Grosse déception pour Elouan Laporte. À une semaine de la compétition, le jeune rameur de 14 ans apprend qu'il ne pourra pas défendre son titre, sa catégorie handi-valide des 14 et 16 ans ayant été supprimée. Il avait terminé premier avec son binôme au championnat national jeune et handi-valide jeune d'aviron en 2022.
Gérer la déception, un défi pour Elouan Laporte, bientôt 14 ans, qui souffre d'autisme. Il devait concourir au championnat national d'aviron jeune et handi-valide jeune à Libourne les 6 et 7 juillet prochains, mais à une semaine de l'épreuve, sa famille découvre que ce n'est plus possible. La catégorie PR3D a été supprimée.
"En langage 'avironesque' cela concerne les jeunes de 14 à 16 ans, atteints d'autisme ou de tout trouble neurologique ou mental", précise Pauline Gillet, maman d'Elouan. L'année dernière, le jeune saint-quentinois était arrivé premier de l'épreuve dans sa catégorie, mêlant handicapé et valide.
"C'était une expérience exceptionnelle, se souvient la maman. Participer à un championnat de France, c'est quelque chose dans une vie. Cette mixité apportait un vrai plus aussi bien pour la personne handicapée, parce que ça lui permettait de gagner en compétences et en bien-être, et pour la personne valide, qui découvrait le quotidien de son binôme, et qui apprenait aussi à prendre soin de l’autre."
On l'a su une semaine avant le départ. Tout enfant serait frustré, malheureusement avec l'autisme, la frustration est décuplée.
Pauline Gillet, maman d'Elouan.
Les règles complexes régissant les compétitions entre handicapés et valides auraient évolué cet hiver. Or, depuis un an, Elouan n'a pas manqué un entraînement à l'Aviron Saint-Quentinois pour être au top de sa forme. Il avait même déjà participé à deux étapes comptant pour le critérium. Une situation qui suscite l'incompréhension de son entraîneur Etienne Deleau : "on se retrouve dans un fatras administratif qui fait que chaque personne doit à tout prix tenir dans une case. Et ce qui est dommage, c’est que ce critérium national, dont Elouan est le tenant du titre, avait ouvert de très belles portes parce que c’était les personnes en situation de handicap ou avec des particularités.

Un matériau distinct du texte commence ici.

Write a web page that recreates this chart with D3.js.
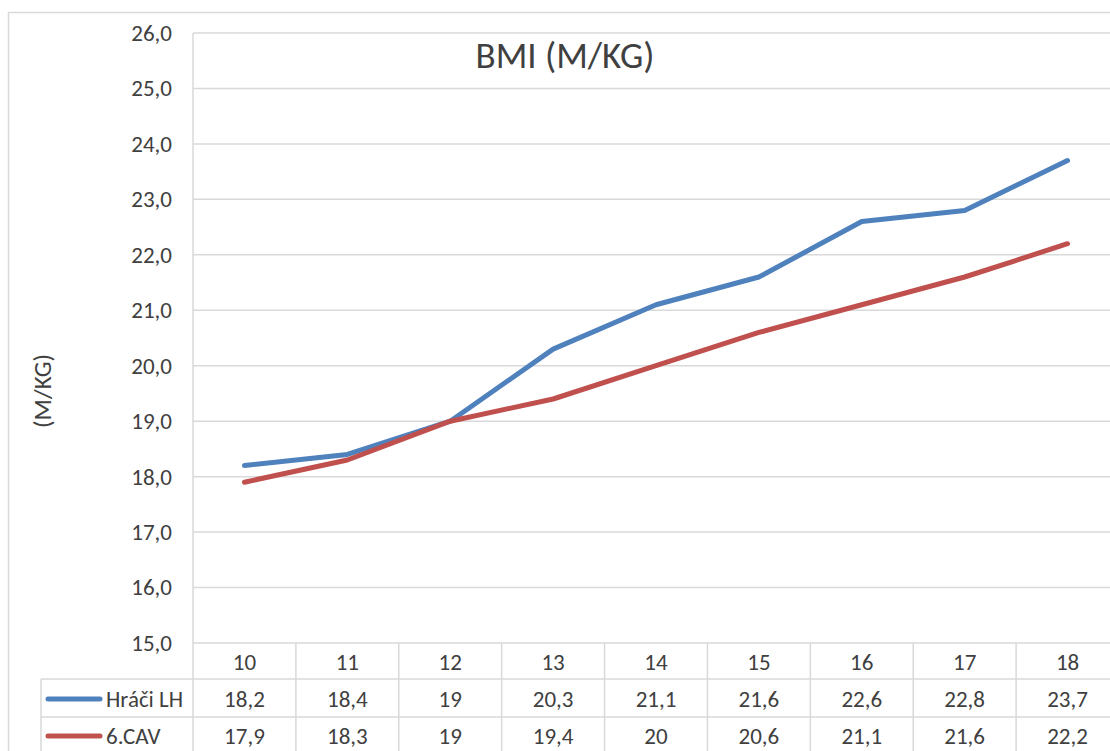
<!DOCTYPE html>
<html><head><meta charset="utf-8">
<script src="https://cdn.jsdelivr.net/npm/d3@7"></script>
<style>html,body{margin:0;padding:0;overflow:hidden;background:#fff}</style>
</head><body>
<script>
const categories = ["10","11","12","13","14","15","16","17","18"];
const seriesNames = ["Hráči LH","6.CAV"];
const hraciLH = [18.2,18.4,19,20.3,21.1,21.6,22.6,22.8,23.7];
const cav6 = [17.9,18.3,19,19.4,20,20.6,21.1,21.6,22.2];
const yTicks = [15,16,17,18,19,20,21,22,23,24,25,26];
const title = "BMI (M/KG)";
const yTitle = "(M/KG)";

const series = [
  {name: seriesNames[0], values: hraciLH, color: "#4F81BD"},
  {name: seriesNames[1], values: cav6, color: "#C0504D"}
];

const W = 1130, H = 770;
const font = "Calibri, Carlito, 'Open Sans', sans-serif";
const fs = 23;
const svg = d3.select("body").append("svg").attr("width", W).attr("height", H)
  .style("font-family", font);

const pLeft = 193, pRight = 1119, pTop = 33, pBottom = 643;
const grid = "#d9d9d9";

// outer chart border
svg.append("rect").attr("x", 8.5).attr("y", 12.5).attr("width", 1200).attr("height", 800)
  .attr("fill", "none").attr("stroke", grid).attr("stroke-width", 1.5);

const x = d3.scaleBand().domain(categories).range([pLeft, pRight]);
const y = d3.scaleLinear().domain([15, 26]).range([pBottom, pTop]);

// horizontal gridlines
svg.append("g").selectAll("line").data(yTicks).join("line")
  .attr("x1", pLeft).attr("x2", pRight)
  .attr("y1", d => y(d)).attr("y2", d => y(d))
  .attr("stroke", grid).attr("stroke-width", 1.5);

// y axis (labels only)
const yAxis = d3.axisLeft(y).tickValues(yTicks).tickSize(0).tickPadding(21)
  .tickFormat(d => d3.format(".1f")(d).replace(".", ","));
const ga = svg.append("g").attr("transform", `translate(${pLeft},0)`).call(yAxis);
ga.select(".domain").remove();
ga.selectAll("text").attr("font-size", fs).attr("fill", "#404040").style("font-family", font);

// left plot border
svg.append("line").attr("x1", pLeft).attr("x2", pLeft).attr("y1", pTop).attr("y2", H)
  .attr("stroke", grid).attr("stroke-width", 1.5);

// data table grid
categories.forEach((c) => {
  const xx = x(c) + x.bandwidth();
  svg.append("line").attr("x1", xx).attr("x2", xx).attr("y1", pBottom).attr("y2", H)
    .attr("stroke", grid).attr("stroke-width", 1.5);
});
[679, 717].forEach(yy => {
  svg.append("line").attr("x1", 41).attr("x2", pRight).attr("y1", yy).attr("y2", yy)
    .attr("stroke", grid).attr("stroke-width", 1.5);
});
svg.append("line").attr("x1", 41).attr("x2", 41).attr("y1", 679).attr("y2", H)
  .attr("stroke", grid).attr("stroke-width", 1.5);

// x axis category labels (in table header)
const xAxis = d3.axisBottom(x).tickSize(0).tickPadding(11);
const gx = svg.append("g").attr("transform", `translate(0,${pBottom})`).call(xAxis);
gx.select(".domain").remove();
gx.selectAll("text").attr("font-size", fs).attr("fill", "#404040").style("font-family", font);

// lines
const line = d3.line().x((d, i) => x(categories[i]) + x.bandwidth() / 2).y(d => y(d));
series.forEach(s => {
  svg.append("path").datum(s.values).attr("d", line)
    .attr("fill", "none").attr("stroke", s.color).attr("stroke-width", 5)
    .attr("stroke-linejoin", "round").attr("stroke-linecap", "round");
});

// table rows
const rowCenters = [699, 736];
series.forEach((s, r) => {
  const cy = rowCenters[r];
  svg.append("line").attr("x1", 48).attr("x2", 100).attr("y1", cy).attr("y2", cy)
    .attr("stroke", s.color).attr("stroke-width", 5).attr("stroke-linecap", "round");
  svg.append("text").attr("x", 106).attr("y", cy).attr("dy", "0.35em")
    .attr("font-size", fs).attr("fill", "#404040").text(s.name);
  s.values.forEach((v, i) => {
    svg.append("text").attr("x", x(categories[i]) + x.bandwidth() / 2).attr("y", cy)
      .attr("dy", "0.35em").attr("text-anchor", "middle")
      .attr("font-size", fs).attr("fill", "#404040")
      .text(String(v).replace(".", ","));
  });
});

// title
svg.append("text").attr("x", 565).attr("y", 68).attr("text-anchor", "middle")
  .attr("font-size", 37).attr("fill", "#404040").text(title);

// y title
svg.append("text").attr("transform", "translate(51,391) rotate(-90)")
  .attr("text-anchor", "middle").attr("font-size", 25).attr("fill", "#404040").text(yTitle);
</script>
</body></html>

Il n’y avait pas de barrières. Chaque personne pouvait ramer avec une personne valide et ça ouvrait de grandes portes."
"On est dans une bonne dynamique, il ne faut pas la briser"

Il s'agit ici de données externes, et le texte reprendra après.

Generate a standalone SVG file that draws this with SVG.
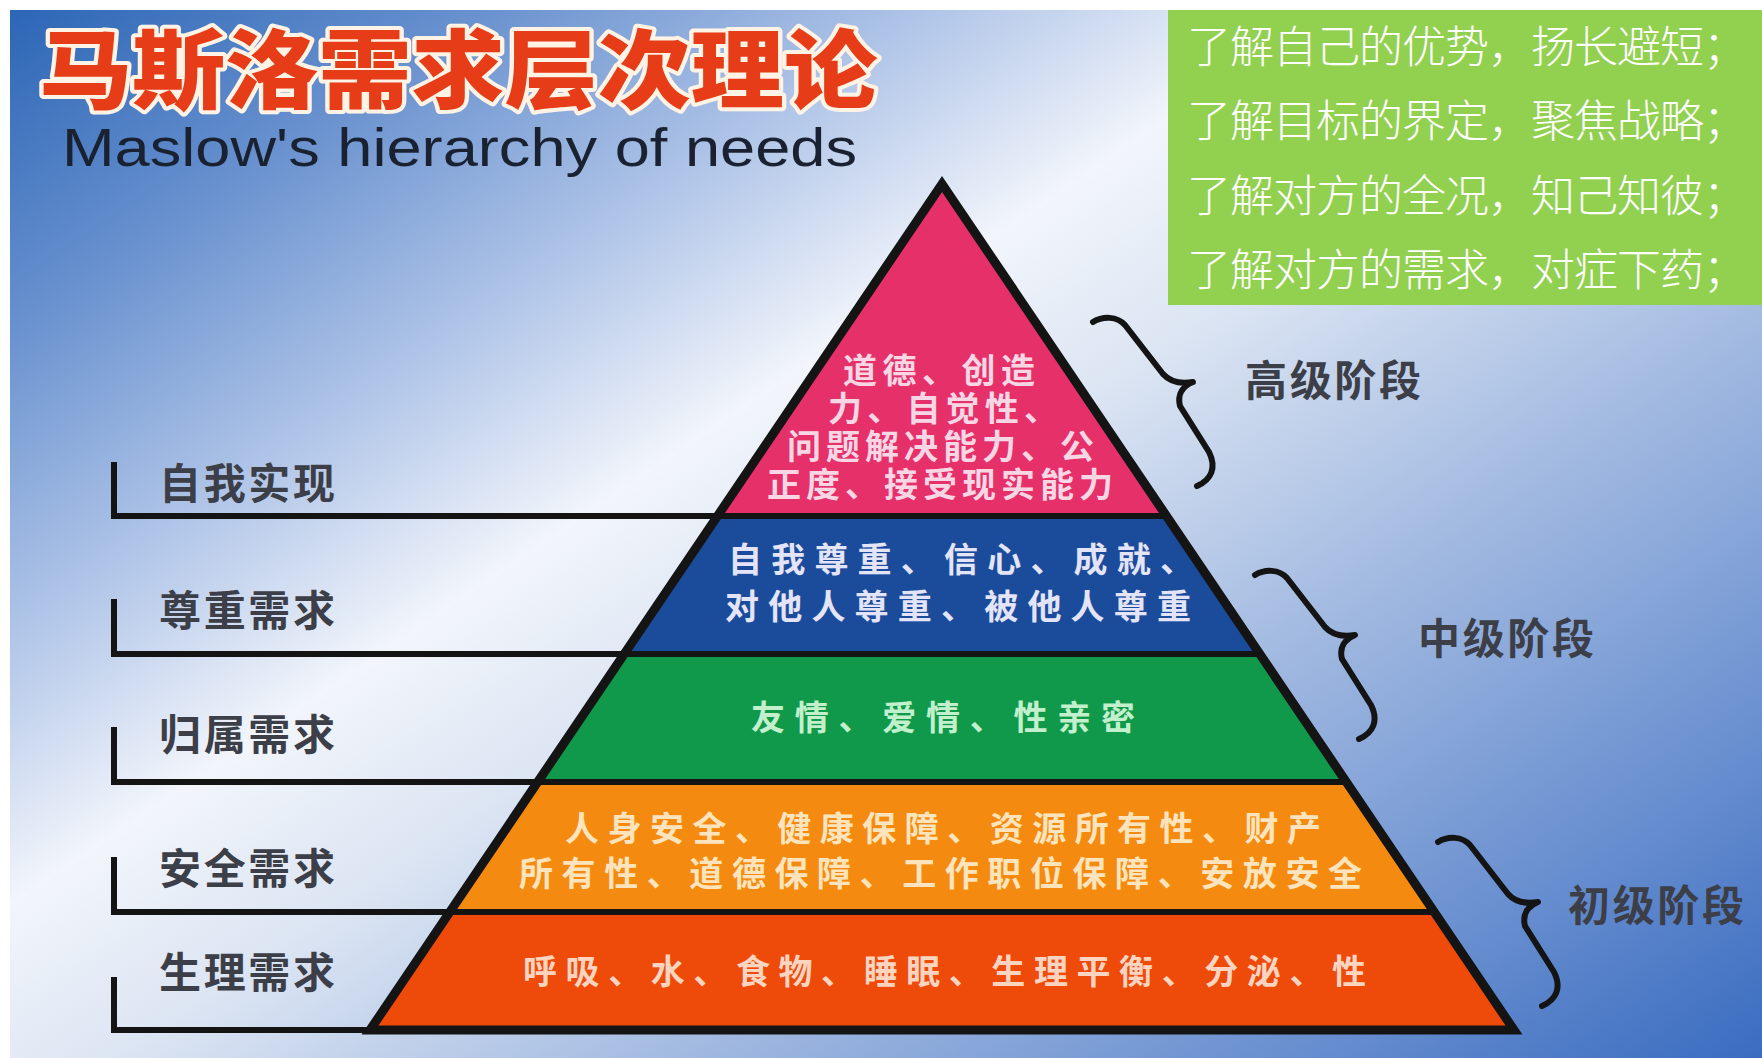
<svg xmlns="http://www.w3.org/2000/svg" width="1762" height="1058" viewBox="0 0 1762 1058">
<defs>
<linearGradient id="bg" gradientUnits="userSpaceOnUse" x1="10" y1="10" x2="1050" y2="1541">
<stop offset="0" stop-color="#2c66b6"/>
<stop offset="0.14" stop-color="#6790ce"/>
<stop offset="0.28" stop-color="#b0c5e8"/>
<stop offset="0.4" stop-color="#f2f5fb"/>
<stop offset="0.5" stop-color="#dce5f3"/>
<stop offset="0.65" stop-color="#a9bfe3"/>
<stop offset="0.85" stop-color="#6a90d0"/>
<stop offset="1" stop-color="#3a6cc0"/>
</linearGradient>
<path id="brace" d="M0,0 C10,-6 24,-6 32,3 L70,52 C78,61 88,62 100,60 C90,64 84,72 87,84 L116,130 C124,146 118,158 104,164"/>
</defs>
<style>
.cjk{font-family:"Noto Sans CJK SC","Noto Sans",sans-serif;dominant-baseline:central}
.lay{font-weight:bold;font-size:34px}
.lbl{font-weight:bold;font-size:42px;fill:#3c3e48}
.gt{font-size:44px;fill:#ffffff;font-weight:300}
.ln{stroke:#141414;stroke-width:6;fill:none;stroke-linecap:square}
.br{stroke:#141414;stroke-width:6;fill:none;stroke-linecap:round;stroke-linejoin:round}
</style>
<rect x="0" y="0" width="1762" height="1058" fill="#ffffff"/>
<rect id="background" x="10" y="10" width="1752" height="1048" fill="url(#bg)"/>

<g id="title">
<text class="cjk" x="39" y="64" font-size="86" font-weight="900" textLength="838" lengthAdjust="spacingAndGlyphs" fill="#e63c18" stroke="#fff3e6" stroke-width="8" stroke-linejoin="round" paint-order="stroke">马斯洛需求层次理论</text>
</g>
<g id="subtitle">
<text x="62" y="166" font-family="'Liberation Sans',Arial,sans-serif" font-size="53" fill="#1a2232" textLength="795" lengthAdjust="spacingAndGlyphs">Maslow's hierarchy of needs</text>
</g>

<g id="tips">
<rect x="1168" y="10" width="594" height="295" fill="#92d050"/>
<text class="cjk gt" x="1187" y="44" textLength="560">了解自己的优势，扬长避短；</text>
<text class="cjk gt" x="1187" y="118" textLength="560">了解目标的界定，聚焦战略；</text>
<text class="cjk gt" x="1187" y="193" textLength="560">了解对方的全况，知己知彼；</text>
<text class="cjk gt" x="1187" y="267" textLength="560">了解对方的需求，对症下药；</text>
</g>

<g id="layer-self-actualization">
<polygon points="942,184 1166,516 718,516" fill="#e6306a"/>
<g class="cjk lay" fill="#f9d6e4">
<text x="843" y="368" textLength="192">道德、创造</text>
<text x="828" y="406" textLength="230">力、自觉性、</text>
<text x="787" y="444" textLength="307">问题解决能力、公</text>
<text x="767" y="482" textLength="346">正度、接受现实能力</text>
</g>
</g>
<g id="layer-esteem">
<polygon points="718,516 1166,516 1260,654 624,654" fill="#1b4b9b"/>
<g class="cjk lay" fill="#e4e4f8">
<text x="728" y="557" textLength="466">自我尊重、信心、成就、</text>
<text x="725" y="604" textLength="466">对他人尊重、被他人尊重</text>
</g>
</g>
<g id="layer-belonging">
<polygon points="624,654 1260,654 1346,782 538,782" fill="#10994a"/>
<text class="cjk lay" x="751" y="715" textLength="384" fill="#c2f0cc">友情、爱情、性亲密</text>
</g>
<g id="layer-safety">
<polygon points="538,782 1346,782 1434,912 450,912" fill="#f58a10"/>
<g class="cjk lay" fill="#fde4bc">
<text x="565" y="826" textLength="756">人身安全、健康保障、资源所有性、财产</text>
<text x="519" y="871" textLength="843">所有性、道德保障、工作职位保障、安放安全</text>
</g>
</g>
<g id="layer-physiological">
<polygon points="450,912 1434,912 1514,1030 370,1030" fill="#ee4a0a"/>
<text class="cjk lay" x="523" y="969" textLength="843" fill="#fdd4c0">呼吸、水、食物、睡眠、生理平衡、分泌、性</text>
</g>

<g id="connectors">
<path class="ln" d="M114,465 V516 H1166 M114,602 V654 H1260 M114,730 V782 H1346 M114,860 V912 H1434 M114,980 V1030 H1514"/>
<polygon points="942,184 1514,1030 370,1030" fill="none" stroke="#141414" stroke-width="9" stroke-linejoin="miter"/>
<use href="#brace" class="br" x="1093" y="322"/>
<use href="#brace" class="br" x="1255" y="575"/>
<use href="#brace" class="br" x="1438" y="842"/>
</g>

<g id="label-self"><text class="cjk lbl" x="159" y="480" textLength="176">自我实现</text></g>
<g id="label-esteem"><text class="cjk lbl" x="159" y="607" textLength="176">尊重需求</text></g>
<g id="label-belonging"><text class="cjk lbl" x="159" y="731" textLength="176">归属需求</text></g>
<g id="label-safety"><text class="cjk lbl" x="159" y="865" textLength="176">安全需求</text></g>
<g id="label-physiological"><text class="cjk lbl" x="159" y="969" textLength="176">生理需求</text></g>

<g id="stage-high"><text class="cjk lbl" x="1245" y="377" textLength="176">高级阶段</text></g>
<g id="stage-mid"><text class="cjk lbl" x="1418" y="635" textLength="176">中级阶段</text></g>
<g id="stage-low"><text class="cjk lbl" x="1568" y="902" textLength="176">初级阶段</text></g>
</svg>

Si la maman d'Elouan comprend que la problématique ne concerne que quelques familles en France, elle déplore une perte pour l'intégration des personnes handicapées : "on est dans une bonne dynamique, il ne faut pas la briser. On travaille pour de l'inclusion, pour du vivre ensemble. Ce n'est pas le moment de lâcher et les enfants handicapés, on n'a pas à les cacher. Ils ont leur place en totale inclusion dans le monde actuel."

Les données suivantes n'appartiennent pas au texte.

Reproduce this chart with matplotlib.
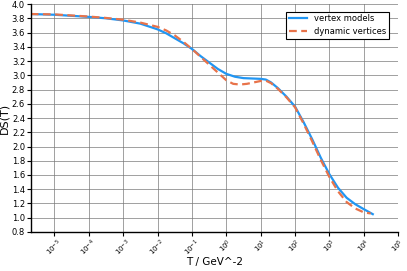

Chaque jour, on doit se battre pour que des personnes se sentent concernées par la problématique. On doit garder les acquis et peut-être les faire évoluer. Et quand quelque chose fonctionne, il est dommage de l’enlever.
Pauline Gillet, maman d'Elouan.
Des règles spécifiques pour les compétitions
Si les clubs d'aviron accueillent des personnes en situation de handicap depuis plusieurs années, l'organisation des compétitions doit répondre à des règles spécifiques. "Une fédération, pour délivrer un titre de champion de France, il faut qu'elle ait une délégation et celle-ci, pour ces publics, est attribuée à la fédération française du sport adapté. La fédération française d'aviron s'est donc rapprochée de la fédération française du sport adapté, elles ont signé ensemble une convention qui permet d'organiser des épreuves de championnat de France et de permettre à ces sportifs d'avoir accès au titre de champion de France", explique Hélène Gigleux, directrice du pôle club et territoires à la fédération française d'aviron.
Dans le cas d'Elouan, "comme l'offre officielle du championnat 14-18 ans existe au niveau sport adapté, le championnat officiel, pour eux, devient celui-là, indique Hélène Gigleux. Les règlements sont publiés en septembre, c'était bien spécifié dans les changements de l'année qu'il y avait cette migration des épreuves au niveau de la fédération du sport adapté."
En revanche, si les sportifs ont besoin de très peu d'adaptation, ils peuvent toujours courir dans leur catégorie d'âge sur le championnat de France d'aviron traditionnel. "Tout dépend des besoins du jeune, s'il se retrouve plus dans les compétitions du sport adapté, il va y avoir un accompagnement spécifique des courses ou alors s'il n'y a pas besoin d'adaptation cela relèvera de nos compétitions traditionnelles d'aviron", conclut-elle.